[By: Jerry W. Ward, Jr]
Leak, Jeffrey B. Visible man: The Life of Henry Dumas. Athens: University of Georgia Press, 2014.
He was brilliant. He was troubled. He was dead at the age of 34. Like many males of his class and generation, he was a death-bound-subject, a player in the game regulated by the racial contract of the United States of America. “While he certainly should be understood in the context of the cultural and political movements of the 1960’s –Black Arts, Black Power, and Civil Rights—,” according to the in-house promotional statement from the University of Georgia Press,” his writing, and ultimately his life, were filled with ambiguities and contradictions” (University of Georgia Press Spring/Summer 2014 catalogue, 6). The 1960’s, a transformative decade in our history, was also pregnant with other movements not begat by black Americans, and that fact is unavoidable in constructing a biography of Henry Dumas (1934-1968).
In “Confessions of a Burned-Out Biographer” (The Seductions of Biography. Ed. Mary Rhiel and David Suchoff. New York: Routledge, 1996), Phyllis Rose reminds us that “the school of literary biography, whether or not the subject is a literary figure, tends to see all facts as artifacts and to see context and argument as co-partners of fact” (131). The public, Rose claims, prefers “objective biography” to the artistry of literary biography. Jeffrey B. Leak seems to have embraced the alleged preferences of the public sphere in writing Visible Man: The Life of Henry Dumas.
Leak’s signifying on the title of Ralph Ellison’s masterpiece in his own title is a signal, a red flag: subject to the biography of Henry Dumas to very critical “close reading.” Doing so yields a discovery. When a literary figure is encased in “object biography,” the subject becomes overwhelmingly visible, but the sterling values of the subject’s contribution to the republic of American letters become muted or downright invisible.

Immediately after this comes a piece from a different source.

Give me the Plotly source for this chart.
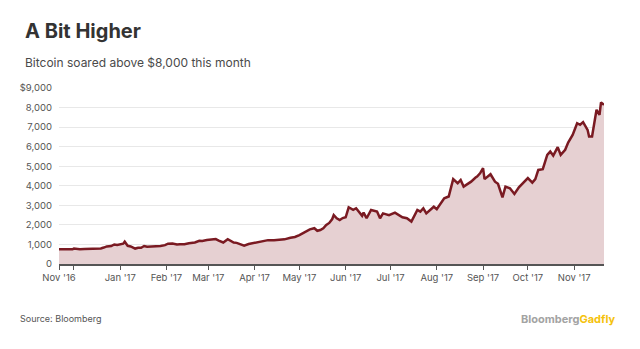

My response to Leak’s Visible Man is ambivalent. I am sensitive to Leak’s frustration that many crucial documents of fact are beyond recovery at present or were destroyed. I respect his fidelity to academic rigor and constraints of objectivity. I am critical of an effort he did not make in writing the biography. Unlike Margaret Walker who dared to take risks in her biography of Richard Wright, Leak hesitates to explore the genuinely literary expression of Dumas’s daemonic genius. The creative torment which manifested itself in his “giving the Black Experience a core and a basic set of symbols/myths that connect it to the original labyrinth of African thought,” as Eugene B. Redmond, Dumas’s literary executive, argued in introductory remarks for Rope of Wind and Other Stories (New York: Random House, 1979) is the location of Dumas’s primal value for contemporary readers. If one substitutes “black experiences” for “the Black Experience,” the value rises. So too does the necessity of enfolding substantive literary analysis with quantitative contextual analysis of life history. Leak does use references to literary works to buttress and illustrate key points about the life journey. He does not bring into full view the aesthetic features of Dumas’s poetry and prose that could validate our claiming (or seeing why) Dumas was one of America’s most extraordinarily gifted writer and thinkers, a fit companion for such troubled geniuses as John Coltrane, Bob Kaufman, Amiri Baraka, and Cecil Taylor.
How can one bid a new generation of readers to rediscover Henry Dumas without weaving literary analysis of his works, of his uncanny innovations and imagination, with the chronological threads of his life? Especially if one likens Dumas to Countee Cullen and frames his life and art in the ambience of mystery. Despite the praise in blurbs from Keith Gilyard and Yusef Komunyakaa, Visible Man is troubling in this regard. Leak’s treatment of Dumas’s marriage and extra-marital adventures —artifacts begging for integration with the facts of art —-is problematic. What leaks from the book is a subjective correlative with the portrayal of Cross Damon and Eva Blount in The Outsider. This draws attention to one of the qualified witnesses for Dumas, namely the equally gifted poet Jay Wright. Wright’s 1969 introduction for Poetry for My People (retitled Play Ebony, Play Ivory for the Random House edition) is evidence of his unique insights about Dumas’s poetics. Wright exercised ethical prudence is not giving Leak an extensive interview about Dumas. His silence in 2014 must be accounted an act of integrity and love, one that is rare in a time that has zero tolerance for privacy.
To be sure, we must respect Leak’s scholarship in reaching into an ark of bones and bringing forth a skeleton upon which one can paste fragments of skin. It would be ungenerous to minimize Leak’s achievement. Nevertheless, literary history demands a supplemental study of Dumas’s art. Leak concludes that “in a sense, the mainstream literary world is finally catching up with this most visible man” (166). The statement is premature. Imprisoned by its habits of benign neglect the so-called American mainstream will only botch the job of catching up. On the contrary, it is a critical consciousness of world literature that must reclaim Henry Dumas and pay appropriate tribute.